CMS Releases Report on Drug Rebates
The Centers for Medicare and Medicaid Services (CMS) has released a new report highlighting the growth in rebates from drug manufacturers to pharmacy benefit managers (PBMs) and insurers. However, the report notes that these rebates don’t necessarily amount to savings for beneficiaries and Medicare. Rebates paid by manufactures are referred to as “Direct and Indirect Remuneration” (DIR) by CMS, and such rebates are allegedly increasingly allowing for private Part D insurers to keep costs down, but are less impactful for keeping beneficiary cost sharing low and for holding down Medicare spending in the catastrophic phase of the benefit.
The report highlights the problem of a pricing scheme where manufacturers introduce drugs at a high list price (“point-of-sale”), with the expectation that the initial price will somehow be negotiated downward, “the cost of rebates and other price concessions received after the point-of-sale, is built into the list price charged at the point-of-sale.” Since beneficiary cost sharing is based on the list price, and because Medicare absorbs most costs in the catastrophic benefit, high list prices contribute to high spending for both beneficiaries and the program.
CMS notes that between 2010 and 2015, total DIR grew roughly twenty-two percent per year, while per-member per-month (PMPM) DIR grew about fourteen percent per year. During the same time period, total Part D gross drug costs grew about twelve percent per year and PMPM Part D gross drug costs grew slightly less than five percent per year.
The report details how the combination of higher drug prices and higher DIR can impact the benefit in the following ways:
CMS believes that DIR may hold down total program expenses (and beneficiary premiums), but it does not reduce the cost of drugs for beneficiaries at the point-of-sale. Generally, this results in higher beneficiary cost-sharing obligations as cost-sharing is often assessed as a percentage of the list price;
Medicare Subsidy Payments
Medicare pays the Part D cost-sharing obligations on behalf of low income beneficiaries that are also eligible for Medicaid, roughly twelve million beneficiaries in 2015. As the burden on beneficiary cost-sharing grows, Medicare’s costs for these beneficiaries also grow. Additionally, CMS states that, “higher beneficiary cost-sharing also results in the quicker progression of Part D enrollees through the Part D drug benefit phases and potentially leads to higher costs in the catastrophic phase, where Medicare liability is generally around eighty percent;”
As illustrated by Figure 3 in the report, higher levels of DIR also have the impact of moderating the financial liability of Part D plans, which counteracts the overall growth of Part D drug spending.

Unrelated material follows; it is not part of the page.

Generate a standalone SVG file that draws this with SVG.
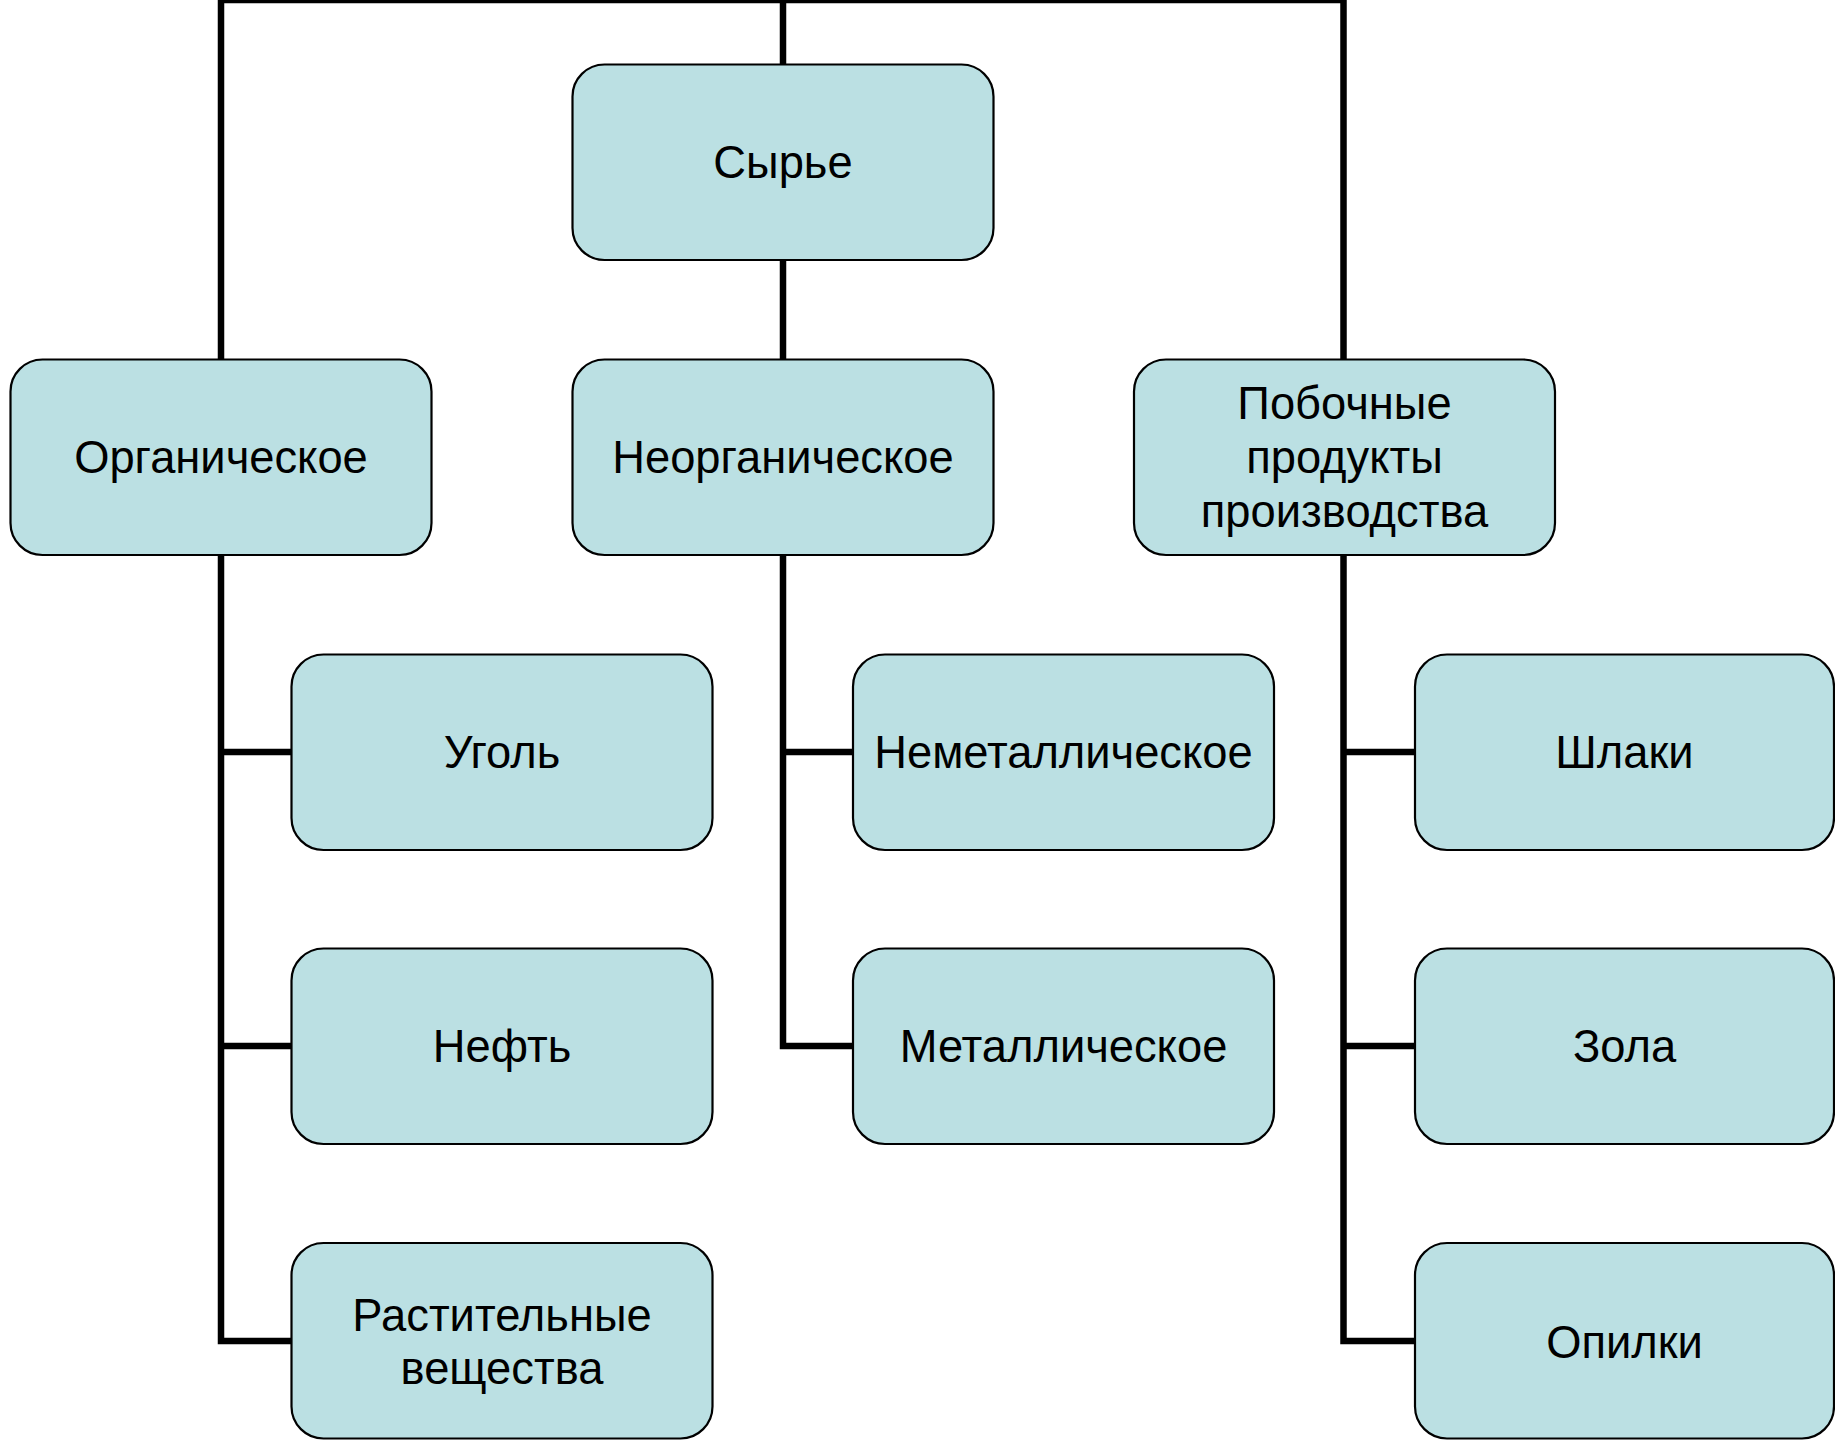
<svg xmlns="http://www.w3.org/2000/svg" width="1835" height="1440" viewBox="0 0 1835 1440">
<style>
.box{fill:#BBE0E3;stroke:#000;stroke-width:2.2}
.lbl{font-family:"Liberation Sans",Arial,sans-serif;font-size:45.3px;fill:#000;text-anchor:middle}
.con{fill:none;stroke:#000;stroke-width:6.5;stroke-linejoin:miter;stroke-linecap:butt}
</style>
<rect width="1835" height="1440" fill="#fff"/>
<g id="connectors">
<path class="con" d="M221,359 V0 H1343.5 V359"/>
<path class="con" d="M783,0 V64"/>
<path class="con" d="M783,260 V359"/>
<path class="con" d="M221,555 V1341 H291.5"/>
<path class="con" d="M221,752 H291.5"/>
<path class="con" d="M221,1046 H291.5"/>
<path class="con" d="M783,555 V1046 H853"/>
<path class="con" d="M783,752 H853"/>
<path class="con" d="M1343.5,555 V1341 H1415"/>
<path class="con" d="M1343.5,752 H1415"/>
<path class="con" d="M1343.5,1046 H1415"/>
</g>
<g id="n-syrye"><rect class="box" x="572.5" y="64.5" width="421" height="195.5" rx="32"/><text class="lbl" x="783" y="177.5">Сырье</text></g>
<g id="n-organic"><rect class="box" x="10.5" y="359.5" width="421" height="195.5" rx="32"/><text class="lbl" x="221" y="473">Органическое</text></g>
<g id="n-inorganic"><rect class="box" x="572.5" y="359.5" width="421" height="195.5" rx="32"/><text class="lbl" x="783" y="473">Неорганическое</text></g>
<g id="n-byproducts"><rect class="box" x="1134" y="359.5" width="421" height="195.5" rx="32"/><text class="lbl" x="1344.5" y="419">Побочные</text><text class="lbl" x="1344.5" y="473">продукты</text><text class="lbl" x="1344.5" y="527">производства</text></g>
<g id="n-coal"><rect class="box" x="291.5" y="654.5" width="421" height="195.5" rx="32"/><text class="lbl" x="502" y="768">Уголь</text></g>
<g id="n-oil"><rect class="box" x="291.5" y="948.5" width="421" height="195.5" rx="32"/><text class="lbl" x="502" y="1062">Нефть</text></g>
<g id="n-plant"><rect class="box" x="291.5" y="1243" width="421" height="195.5" rx="32"/><text class="lbl" x="502" y="1331">Растительные</text><text class="lbl" x="502" y="1384">вещества</text></g>
<g id="n-nonmetal"><rect class="box" x="853" y="654.5" width="421" height="195.5" rx="32"/><text class="lbl" x="1063.5" y="768">Неметаллическое</text></g>
<g id="n-metal"><rect class="box" x="853" y="948.5" width="421" height="195.5" rx="32"/><text class="lbl" x="1063.5" y="1062">Металлическое</text></g>
<g id="n-slag"><rect class="box" x="1415" y="654.5" width="419" height="195.5" rx="32"/><text class="lbl" x="1624.5" y="768">Шлаки</text></g>
<g id="n-ash"><rect class="box" x="1415" y="948.5" width="419" height="195.5" rx="32"/><text class="lbl" x="1624.5" y="1062">Зола</text></g>
<g id="n-sawdust"><rect class="box" x="1415" y="1243" width="419" height="195.5" rx="32"/><text class="lbl" x="1624.5" y="1357.5">Опилки</text></g>
</svg>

High cost-high DIR arrangements ease the financial burden created by Part D plans by essentially shifting costs to the catastrophic phase of the benefit, where plan liability is limited.
The report more or less implies that rebates contribute to Part D spending growth because the current structure of the Part D benefit incentivizes plans to negotiate high rebates to keep their costs down, which in turn leaves Medicare and its beneficiaries on the hook for high spending due to high drug prices.